Rappel des faits. Après sept albums sur le mythique label Blue Note, l'ancien pianiste de Miles Davis enregistre pour Warner Bros trois albums de 1969 à 1972 : Fat Albert Rotunda, Mwandishi et Crossings. A l'instar des musiciens ayant gravité autour de l'astre noir Davisien, Hancock reste profondément marqué par la démarche moderniste de son ancien leader.
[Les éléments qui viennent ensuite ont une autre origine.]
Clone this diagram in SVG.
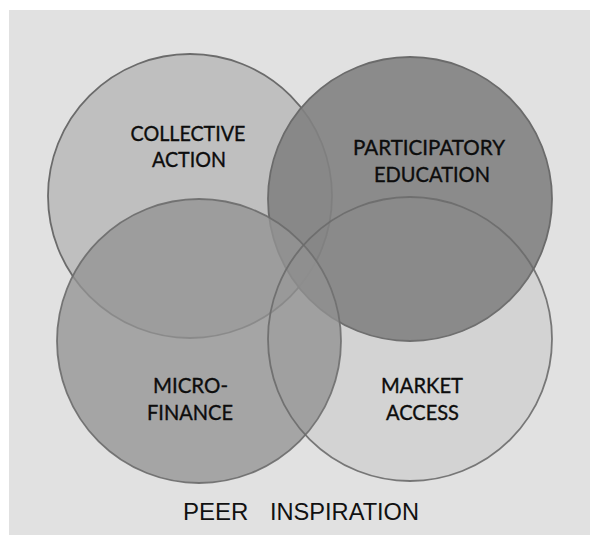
<svg xmlns="http://www.w3.org/2000/svg" width="590" height="535" viewBox="0 0 590 535">
<style>
.c{stroke:#6b6b6b;stroke-width:1.8}
.t{font-family:Lato,"Open Sans","Liberation Sans",sans-serif;font-size:21px;fill:#0d0d0d;stroke:#0d0d0d;stroke-width:0.35;text-anchor:middle}
.p{font-family:"Liberation Sans",Arial,sans-serif;font-size:24px;fill:#111}
</style>
<rect x="0" y="0" width="590" height="535" fill="#ffffff"/>
<rect x="9" y="10" width="581" height="525" fill="#e1e1e1"/>
<g id="collective-action">
<circle class="c" cx="190" cy="196" r="142" fill="#bfbfbf"/>
</g>
<g id="participatory-education">
<circle class="c" cx="410" cy="199" r="142" fill="#828282" fill-opacity="0.9"/>
</g>
<g id="micro-finance">
<circle class="c" cx="199" cy="341" r="142" fill="#939393" fill-opacity="0.78" stroke-opacity="0.9"/>
</g>
<g id="market-access">
<circle class="c" cx="410" cy="339" r="142" fill="#838383" fill-opacity="0.15" stroke-opacity="0.9"/>
</g>
<g id="labels">
<text class="t" x="188" y="141" textLength="115" lengthAdjust="spacingAndGlyphs">COLLECTIVE</text>
<text class="t" x="189" y="167" textLength="74" lengthAdjust="spacingAndGlyphs">ACTION</text>
<text class="t" x="429" y="155" textLength="152" lengthAdjust="spacingAndGlyphs">PARTICIPATORY</text>
<text class="t" x="432" y="182" textLength="116" lengthAdjust="spacingAndGlyphs">EDUCATION</text>
<text class="t" x="190.5" y="393" textLength="75" lengthAdjust="spacingAndGlyphs">MICRO-</text>
<text class="t" x="190" y="420" textLength="86" lengthAdjust="spacingAndGlyphs">FINANCE</text>
<text class="t" x="422" y="393" textLength="82" lengthAdjust="spacingAndGlyphs">MARKET</text>
<text class="t" x="422.5" y="420" textLength="73" lengthAdjust="spacingAndGlyphs">ACCESS</text>
<text class="p" y="520"><tspan x="183">PEER</tspan><tspan x="270" textLength="149" lengthAdjust="spacingAndGlyphs">INSPIRATION</tspan></text>
</g>
</svg>
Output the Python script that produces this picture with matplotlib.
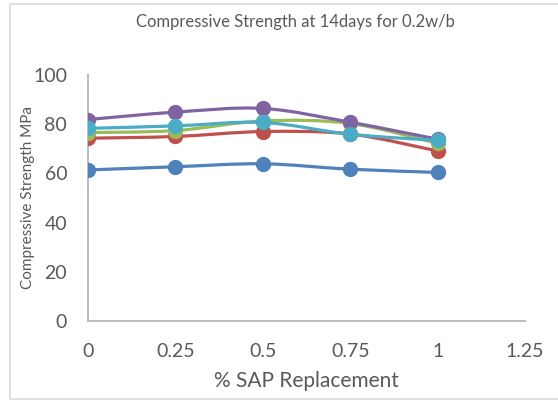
import matplotlib.pyplot as plt
from matplotlib.path import Path
from matplotlib.patches import PathPatch, Rectangle
import numpy as np

# % SAP replacement levels
sap = [0, 0.25, 0.5, 0.75, 1]

# Compressive strength (MPa) at 14 days, one list per mix
serie1 = [61.4, 62.7, 63.9, 61.7, 60.4]
serie2 = [74.3, 75.0, 77.0, 76.0, 69.1]
serie3 = [76.6, 77.4, 81.3, 80.3, 72.2]
serie4 = [81.9, 84.9, 86.4, 80.8, 73.9]
serie5 = [78.3, 79.3, 80.7, 75.9, 73.4]

series = [serie1, serie2, serie3, serie4, serie5]
cores = ['#4F81BD', '#C0504D', '#9BBB59', '#8064A2', '#4BACC6']

plt.rcParams['font.family'] = ['Lato', 'DejaVu Sans']


def curva_suave(xs, ys):
    # Curva Bezier passando pelos pontos (estilo linha suavizada)
    pts = np.column_stack([xs, ys])
    n = len(pts)
    verts = [pts[0]]
    codes = [Path.MOVETO]
    for i in range(n - 1):
        p0 = pts[max(i - 1, 0)]
        p1 = pts[i]
        p2 = pts[i + 1]
        p3 = pts[min(i + 2, n - 1)]
        c1 = p1 + (p2 - p0) / 6
        c2 = p2 - (p3 - p1) / 6
        verts += [c1, c2, p2]
        codes += [Path.CURVE4] * 3
    return Path(verts, codes)


fig = plt.figure(figsize=(5.58, 4.01), dpi=100)
ax = fig.add_axes([0.1577, 0.1995, 0.7832, 0.6135])

for valores, cor in zip(series, cores):
    ax.add_patch(PathPatch(curva_suave(sap, valores), facecolor='none',
                           edgecolor=cor, lw=2.3, capstyle='round'))
    ax.plot(sap, valores, 'o', color=cor, markersize=10, zorder=3)

ax.set_xlim(0, 1.25)
ax.set_ylim(0, 100)
ax.set_xticks([0, 0.25, 0.5, 0.75, 1, 1.25])
ax.set_xticklabels(['0', '0.25', '0.5', '0.75', '1', '1.25'])
ax.set_yticks(range(0, 101, 20))

for lado in ['top', 'right']:
    ax.spines[lado].set_visible(False)
for lado in ['left', 'bottom']:
    ax.spines[lado].set_color('#BFBFBF')
    ax.spines[lado].set_linewidth(1.5)

ax.tick_params(length=0, labelsize=14, labelcolor='#595959')
ax.tick_params(axis='y', pad=15)
ax.tick_params(axis='x', pad=16)

ax.set_xlabel('% SAP Replacement', fontsize=15, color='#595959', labelpad=8)
ax.set_ylabel('Compressive Strength MPa', fontsize=11, color='#595959')
ax.yaxis.set_label_coords(-0.121, 0.5)
fig.text(0.530, 0.945, 'Compressive Strength at 14days for 0.2w/b',
         ha='center', va='center', fontsize=12, color='#595959')

# Moldura da área do gráfico
fig.patches.append(Rectangle((10 / 558, 2 / 401), 1.2, 395 / 401,
                             transform=fig.transFigure, fill=False,
                             edgecolor='#D9D9D9', lw=1.2))

fig.savefig('out.png', dpi=100)
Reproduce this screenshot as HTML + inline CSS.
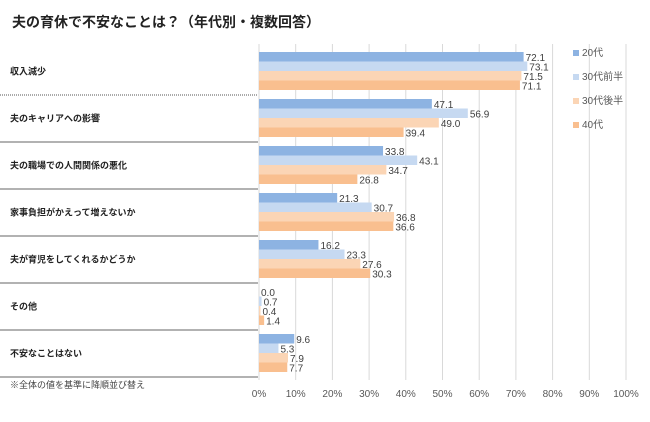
<!DOCTYPE html>
<html><head><meta charset="utf-8"><style>
body{margin:0;background:#fff;width:650px;height:417px;overflow:hidden}
svg{font-family:"Liberation Sans","Noto Sans CJK JP",sans-serif}
</style></head><body>
<svg id="chart" width="650" height="417">
<text x="12" y="27" font-size="14" font-weight="bold" fill="#222">夫の育休で不安なことは？（年代別・複数回答）</text>
<g id="grid"></g><g id="bars"></g><g id="labels"></g><g id="legend"></g>
<text x="10" y="388" font-size="9" fill="#444">※全体の値を基準に降順並び替え</text>
</svg>
<script>
const categories=["収入減少","夫のキャリアへの影響","夫の職場での人間関係の悪化","家事負担がかえって増えないか","夫が育児をしてくれるかどうか","その他","不安なことはない"];
const series=["20代","30代前半","30代後半","40代"];
const v20=[72.1,47.1,33.8,21.3,16.2,0.0,9.6];
const v30a=[73.1,56.9,43.1,30.7,23.3,0.7,5.3];
const v30b=[71.5,49.0,34.7,36.8,27.6,0.4,7.9];
const v40=[71.1,39.4,26.8,36.6,30.3,1.4,7.7];
const ticks=[0,10,20,30,40,50,60,70,80,90,100];
const colors=["#8db3e2","#c6d9f1","#fbd5b5","#f9bf8f"];
const NS="http://www.w3.org/2000/svg";
const xStart=259,xEnd=626,yTop=48,band=47,bh=9.5;
const xs=v=>xStart+(xEnd-xStart)*v/100;
function mk(t,a,p){const e=document.createElementNS(NS,t);for(const k in a)e.setAttribute(k,a[k]);p.appendChild(e);return e;}
const G=document.getElementById('grid'),B=document.getElementById('bars'),L=document.getElementById('labels'),LG=document.getElementById('legend');
ticks.forEach(t=>{
 const l=mk('line',{x1:xs(t),x2:xs(t),y1:44,y2:380,stroke:'#d9d9d9','stroke-width':1},G);
 
 
 const tx=mk('text',{x:xs(t),y:397,'font-size':10,fill:'#595959','text-anchor':'middle'},G);
 tx.textContent=t+'%';
 
 
});
const all=[v20,v30a,v30b,v40];
categories.forEach((c,i)=>{
 const y=yTop+band*i;
 const t=mk('text',{x:10,y:y+band/2+3,'font-size':9,'font-weight':'bold',fill:'#222'},L);
 t.textContent=c;
 
 
 const sep=mk('line',{x1:0,x2:258,y1:y+band,y2:y+band,stroke:i==0?'#555':'#666','stroke-width':1,'stroke-dasharray':i==0?'1,1':'none'},L);
 
 
 all.forEach((arr,s)=>{
  const by=y+4+s*bh;
  const r=mk('rect',{x:xStart,y:by,width:xs(arr[i])-xStart,height:bh,fill:colors[s]},B);
  
  
  const vt=mk('text',{x:xs(arr[i])+2,y:by+9,'font-size':10,fill:'#404040'},B);
  vt.textContent=arr[i].toFixed(1);
  
  
 });
});
series.forEach((s,k)=>{
 const y=56+k*24;
 const r=mk('rect',{x:573,y:y-6,width:6,height:6,fill:colors[k]},LG);
 
 
 const t=mk('text',{x:582,y:y,'font-size':10,fill:'#595959'},LG);
 t.textContent=s;
 
 
});
</script>
</body></html>
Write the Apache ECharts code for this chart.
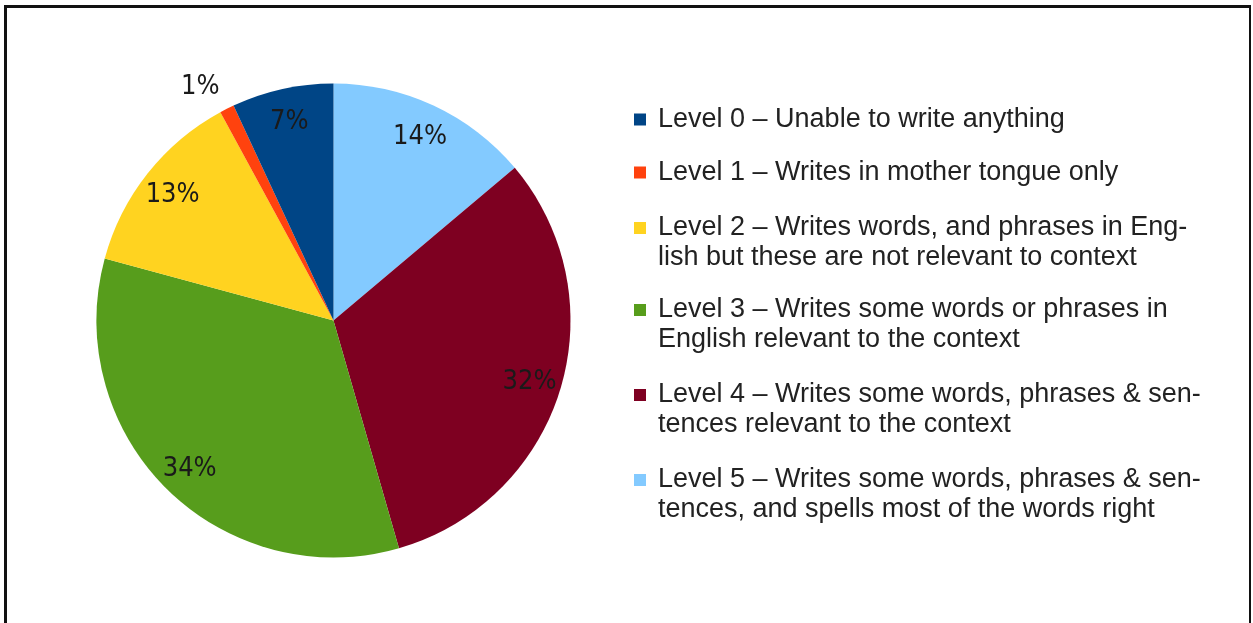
<!DOCTYPE html>
<html><head><meta charset="utf-8">
<script src="https://cdn.jsdelivr.net/npm/echarts@6/dist/echarts.min.js"></script>
<style>
html,body{margin:0;padding:0;background:#fff;}
#chart{position:absolute;left:0;top:0;width:1253px;height:623px;}
#frame{position:absolute;left:4px;top:5px;width:1242px;height:640px;border-top:3px solid #111;border-left:3px solid #111;border-right:2px solid #111;pointer-events:none;}
</style></head><body>
<div id="chart"></div><div id="frame"></div>
<script>
// ---- data ----
const categories = [
  'Level 0 – Unable to write anything',
  'Level 1 – Writes in mother tongue only',
  'Level 2 – Writes words, and phrases in Eng-\nlish but these are not relevant to context',
  'Level 3 – Writes some words or phrases in\nEnglish relevant to the context',
  'Level 4 – Writes some words, phrases & sen-\ntences relevant to the context',
  'Level 5 – Writes some words, phrases & sen-\ntences, and spells most of the words right'
];
const percentages = [7, 1, 13, 34, 32, 14];
const colors = ['#004586', '#ff420e', '#ffd320', '#579d1c', '#7e0021', '#83caff'];

// ---- layout ----
const CX = 333.5, CY = 320.5, R = 237;
const legendLineCenters = [119.5, 172.5, 228, 310, 395, 480];
const LH = 29.5;

// slices run clockwise from 12 o'clock: Level 5 first, Level 0 last
const order = [5, 4, 3, 2, 1, 0];
const pieData = order.map(i => ({ name: categories[i], value: percentages[i], itemStyle: { color: colors[i] } }));

const labelFont = { fontFamily: '"Liberation Sans Narrow", "DejaVu Sans Condensed", sans-serif', fontSize: 27, color: '#1a1a1a', textBorderWidth: 0 };

const labelData = order.map(i => ({
  name: categories[i], value: percentages[i],
  label: { show: percentages[i] > 2 }
}));
const smallLabelData = order.map(i => ({
  name: categories[i], value: percentages[i],
  label: { show: percentages[i] <= 2 }
}));

const legends = categories.map((name, i) => {
  const twoLine = name.indexOf('\n') >= 0;
  const top = twoLine ? legendLineCenters[i] - 1.5 * LH : legendLineCenters[i] - LH / 2;
  return {
    left: 634, top: top, orient: 'vertical', padding: 0,
    itemWidth: 12, itemHeight: 12, icon: 'rect', selectedMode: false,
    formatter: n => (n.indexOf('\n') >= 0 ? '\n' + n : n),
    textStyle: {
      fontFamily: '"Liberation Sans", Arial, sans-serif', fontSize: 27, color: '#222',
      lineHeight: LH, padding: [0, 0, 0, 7]
    },
    data: [name]
  };
});

const chart = echarts.init(document.getElementById('chart'), null, { renderer: 'canvas' });
chart.setOption({
  animation: false,
  backgroundColor: '#fff',
  legend: legends,
  series: [
    {
      type: 'pie', center: [CX, CY], radius: [0, R], startAngle: 90, clockwise: true,
      label: { show: false }, labelLine: { show: false },
      itemStyle: { borderWidth: 0 }, emphasis: { scale: false },
      data: pieData
    },
    {
      type: 'pie', center: [CX, CY + 2], radius: [0, 404], startAngle: 90, clockwise: true, silent: true,
      itemStyle: { color: 'rgba(0,0,0,0)', borderWidth: 0 },
      label: Object.assign({ position: 'inside', formatter: '{c}%' }, labelFont),
      labelLine: { show: false }, emphasis: { disabled: true },
      data: labelData
    },
    {
      type: 'pie', center: [CX - 10, CY + 11], radius: [0, 542], startAngle: 90, clockwise: true, silent: true,
      itemStyle: { color: 'rgba(0,0,0,0)', borderWidth: 0 },
      label: Object.assign({ position: 'inside', formatter: '{c}%' }, labelFont),
      labelLine: { show: false }, emphasis: { disabled: true },
      data: smallLabelData
    }
  ]
});
</script>
</body></html>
Peu enclin à l'origine à jouer de l'orgue électrique lors de l'enregistrement du séminal Miles in the Sky, premier album de jazz électrique du trompettiste et dernier album du mythique second quintet [1], Hancock s'attèle à partir de 1968 à expérimenter les nouvelles potentialités que peut lui offrir la fée électricité (son dernier album pour Blue Note, The Prisoner confirme ses nouvelles orientations).
Accompagné de Bennie Maupin au saxophone soprano et clarinette basse (plus si affinités), d'Eddie Henderson à la trompette, de Julian Priester aux trombones, de Billy Hart à la batterie et enfin de Buster Williams à la basse, Herbie Hancock et ses nombreux claviers définissent à leur manière le futur du jazz électrique. Musique expérimentale à la croisée de la musique électronique naissante, du funk et de la musique africaine, Herbie marque de son empreinte la nouvelle décennie 70's en attendant la reconnaissance publique à venir.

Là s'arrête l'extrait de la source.